I am creating application in which i have created list of documents and its content by open ai completion api,
i am stuck on like when user update single document content i want to find the updated changes and apply it on all documents.
i can’t call completion api again and again in small time limit so i used batch api but in batch api it’s not give response instant. it takes time to process. but i need something like i can call api that update all the documents content parallelly
If you have paid under $50 to purchase API credits in the past, you are likely relegated to “tier-1”, where you have a per-minute token rate limit of 30000 tokens (or less) on gpt-4o, and low limits on other models as well. This limits even single-user applications.
The number of total requests per minute is likely not being activated, though. A single API call also cannot use more than the per-minute token limit.
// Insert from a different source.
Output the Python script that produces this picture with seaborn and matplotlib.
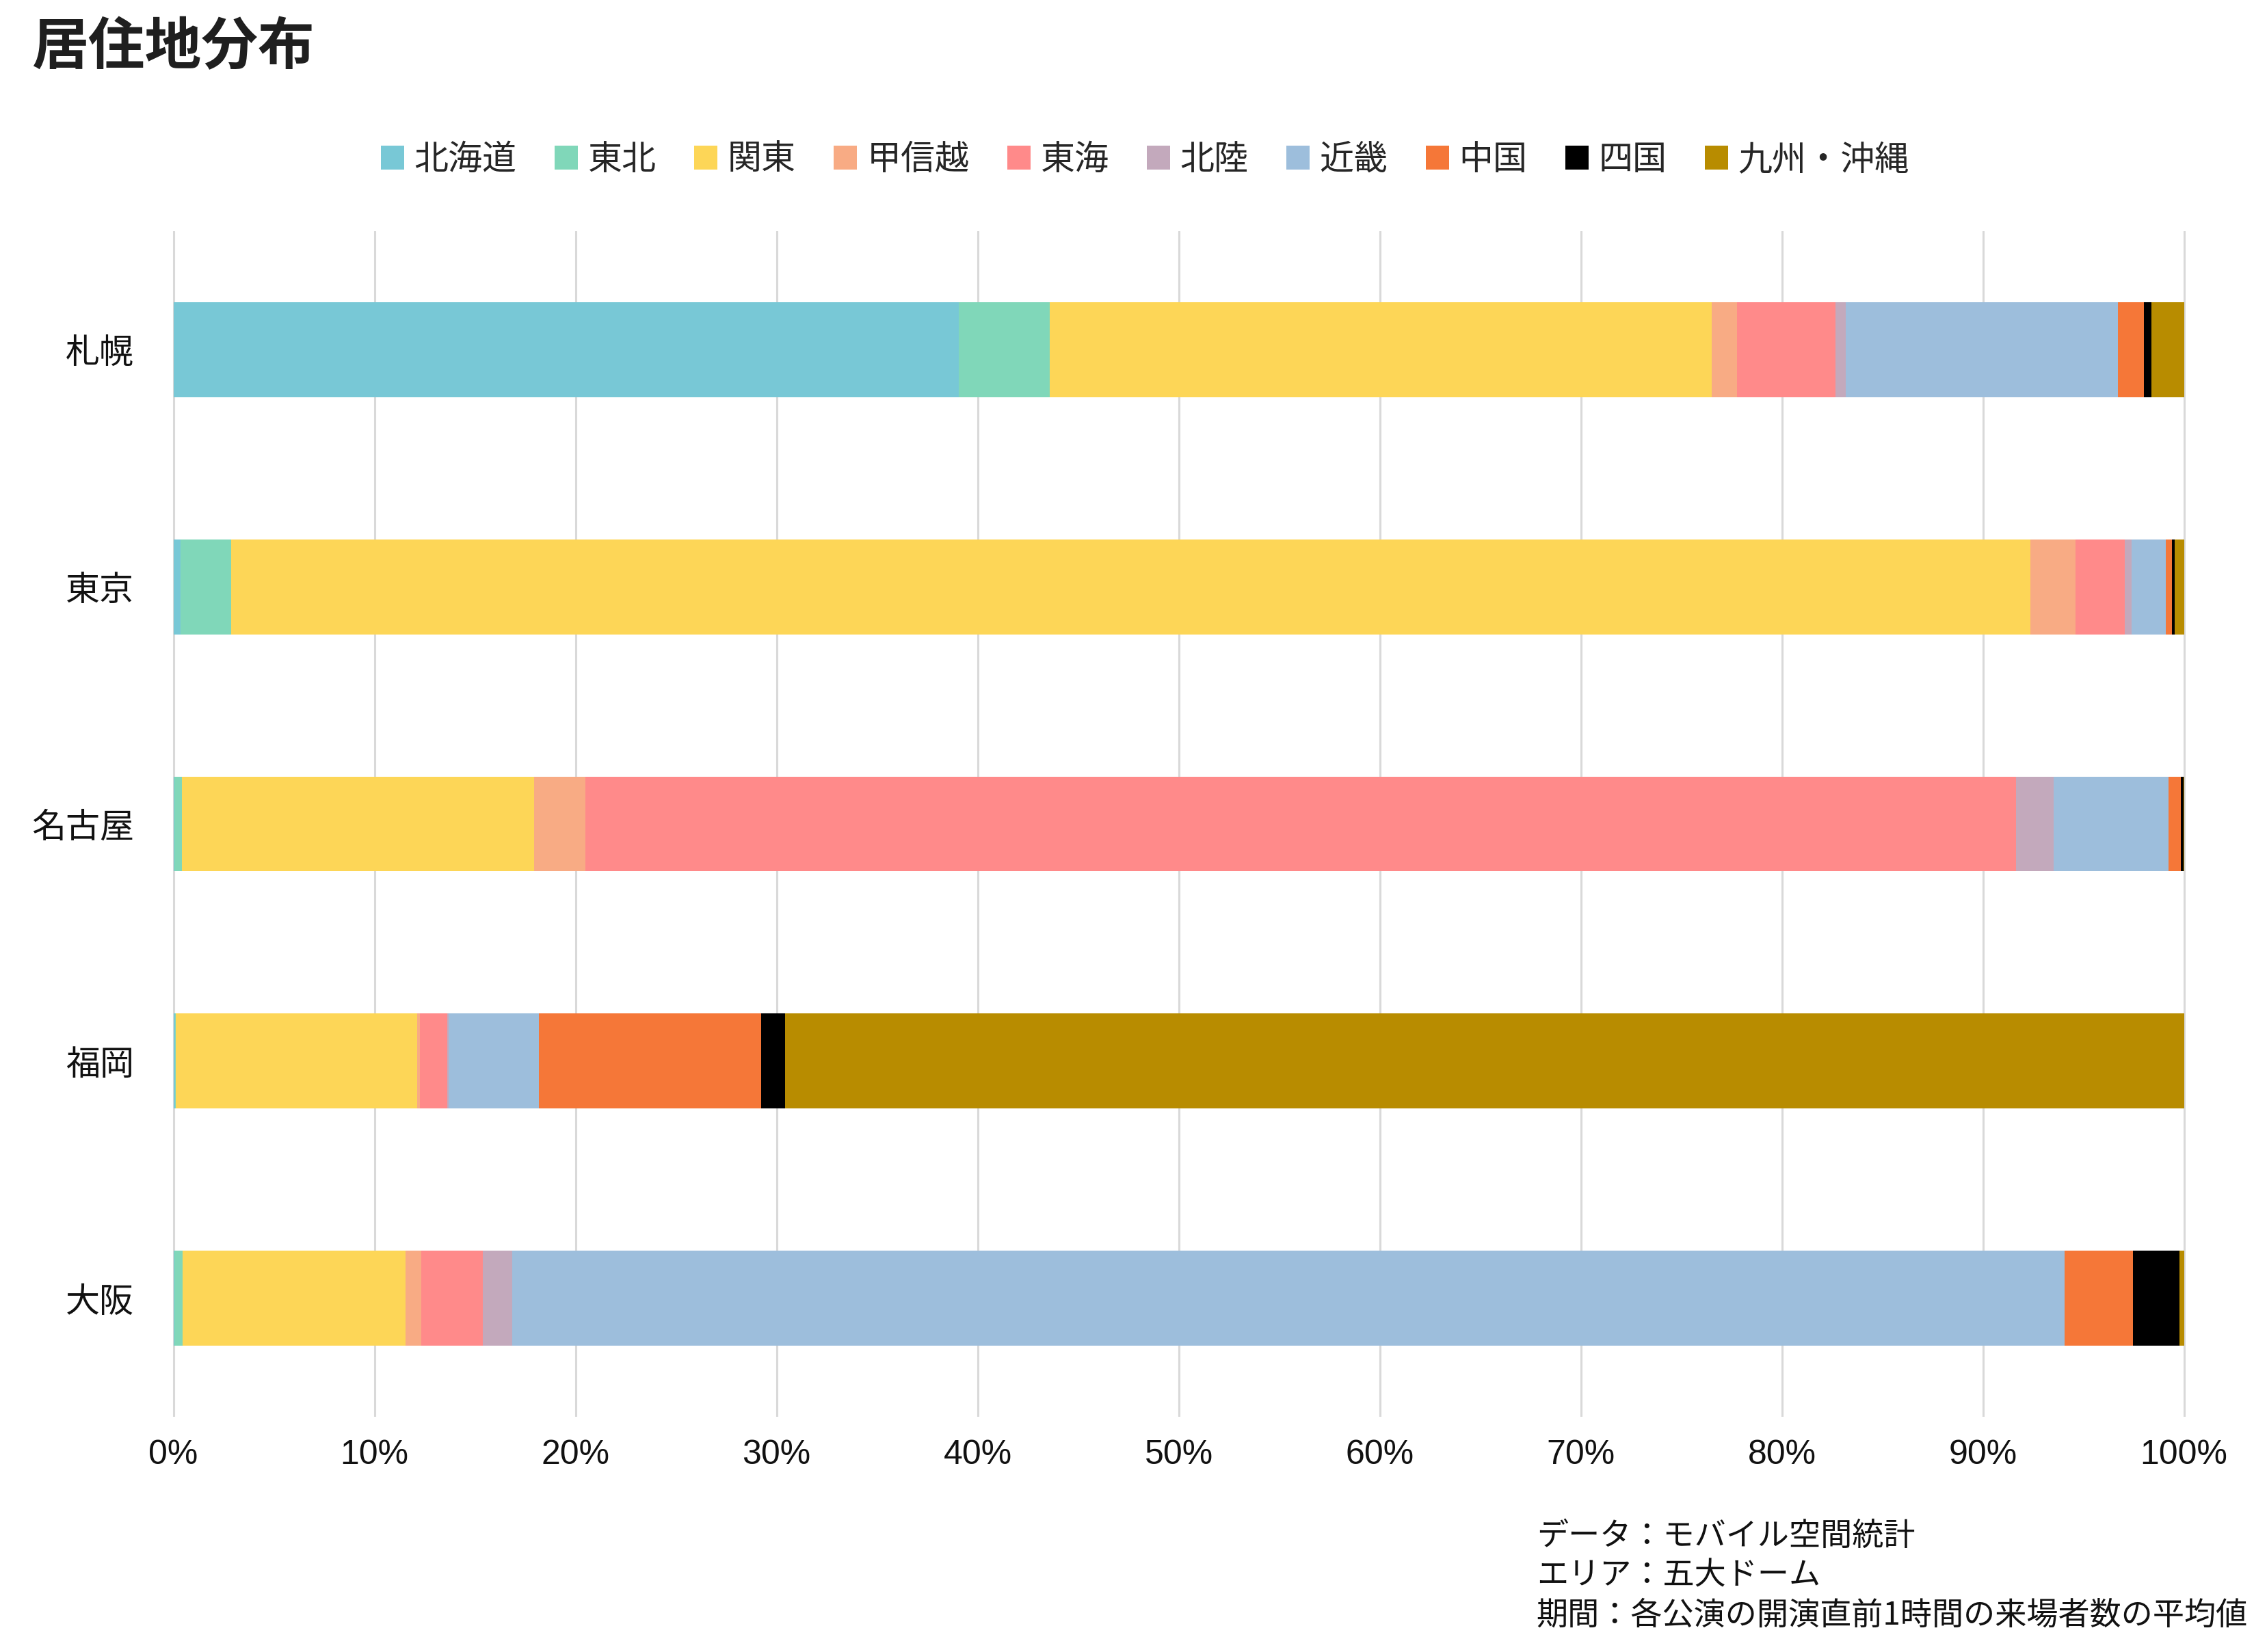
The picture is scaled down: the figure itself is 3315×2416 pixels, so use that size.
import numpy as np
import pandas as pd
import matplotlib
matplotlib.use("Agg")
import matplotlib.pyplot as plt
from matplotlib.patches import Patch
import seaborn as sns

venues = ["札幌", "東京", "名古屋", "福岡", "大阪"]
regions = ["北海道", "東北", "関東", "甲信越", "東海", "北陸", "近畿", "中国", "四国", "九州・沖縄"]
colors = ["#78C8D6", "#80D7B9", "#FDD657", "#F8AB84", "#FF8A8A",
          "#C3A9BC", "#9DBEDC", "#F57738", "#000000", "#B88C00"]

# share (%) of visitors by home region, one list per venue
sapporo = [39.05, 4.53, 32.92, 1.27, 4.90, 0.52, 13.53, 1.28, 0.39, 1.61]
tokyo = [0.36, 2.51, 89.49, 2.25, 2.46, 0.33, 1.70, 0.30, 0.14, 0.46]
nagoya = [0.05, 0.38, 17.51, 2.55, 71.16, 1.87, 5.71, 0.61, 0.14, 0.02]
fukuoka = [0.08, 0.04, 12.01, 0.13, 1.36, 0.06, 4.50, 11.06, 1.17, 69.59]
osaka = [0.05, 0.40, 11.09, 0.78, 3.07, 1.46, 77.22, 3.40, 2.31, 0.22]

x_ticks = [0, 10, 20, 30, 40, 50, 60, 70, 80, 90, 100]
title = "居住地分布"
caption = "データ：モバイル空間統計\nエリア：五大ドーム\n期間：各公演の開演直前1時間の来場者数の平均値"

df = pd.DataFrame([sapporo, tokyo, nagoya, fukuoka, osaka], index=venues, columns=regions)
cum = df.cumsum(axis=1)

sns.set_theme(style="white")
plt.rcParams["font.family"] = ["Noto Sans CJK JP", "DejaVu Sans"]

W, H, DPI = 3315, 2416, 200
fig = plt.figure(figsize=(W / DPI, H / DPI), dpi=DPI)

pad = 0.2
px_per = (3193.5 - 253.5) / 100
left_px = 253.5 - pad * px_per
width_px = (100 + 2 * pad) * px_per
ax = fig.add_axes([left_px / W, 1 - 2072 / H, width_px / W, (2072 - 338) / H])

# draw cumulative totals from the last region backwards so each sits on top
for reg, col in reversed(list(zip(regions, colors))):
    sns.barplot(x=cum[reg].values, y=venues, order=venues, color=col,
                saturation=1, width=0.4, errorbar=None, linewidth=0,
                orient="h", ax=ax)

ax.set_xlim(-pad, 100 + pad)
ax.set_ylim(4.5, -0.5)
ax.set_xticks(x_ticks)
ax.set_xticklabels([f"{t}%" for t in x_ticks], fontfamily=["Liberation Sans", "DejaVu Sans"])
ax.set_xlabel("")
ax.set_ylabel("")
ax.grid(axis="x", color="#D9D9D9", linewidth=1.1)
ax.grid(axis="y", visible=False)
ax.set_axisbelow(True)
for s in ax.spines.values():
    s.set_visible(False)
ax.tick_params(axis="x", length=0, pad=12, labelsize=18, labelcolor="#111111")
ax.tick_params(axis="y", length=0, pad=18.5, labelsize=18, labelcolor="#111111")

fig.text(46 / W, 1 - 27 / H, title, ha="left", va="top", fontsize=29.8,
         fontweight="bold", color="#1f1f1f")

handles = [Patch(facecolor=c, edgecolor="none", label=r) for r, c in zip(regions, colors)]
fig.legend(handles=handles, loc="center", bbox_to_anchor=(0.505, 1 - 234 / H),
           ncol=len(regions), frameon=False, fontsize=18,
           handlelength=0.68, handleheight=0.68, handletextpad=0.3,
           columnspacing=1.1, borderaxespad=0)

fig.text(3287 / W, 1 - 2222 / H, caption, ha="right", va="top",
         multialignment="left", fontsize=16.6, linespacing=1.25, color="#111111")

fig.savefig("out.png", dpi=DPI)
Thus, if you are getting an API rate limit error after several rapid API calls, you will need to space out the API calls made by a job so as not to exceed that per-minute limit. Simply a sleep(60) if you want to slow down your loop without monitoring how much you are actually sending, or a parallel processor that can understand the minute’s available token pool and track your usage by token counting and the response token usage report.
You can see how well the higher limit of gpt-4o-mini can perform the same task or the follow-up tasks. If you need more rate, and it has been over a week since your initial payment, you can make a new payment to bring the total paid over $50 (or to the next usage tier’s payment level). Note that prepaid credits expire in one year.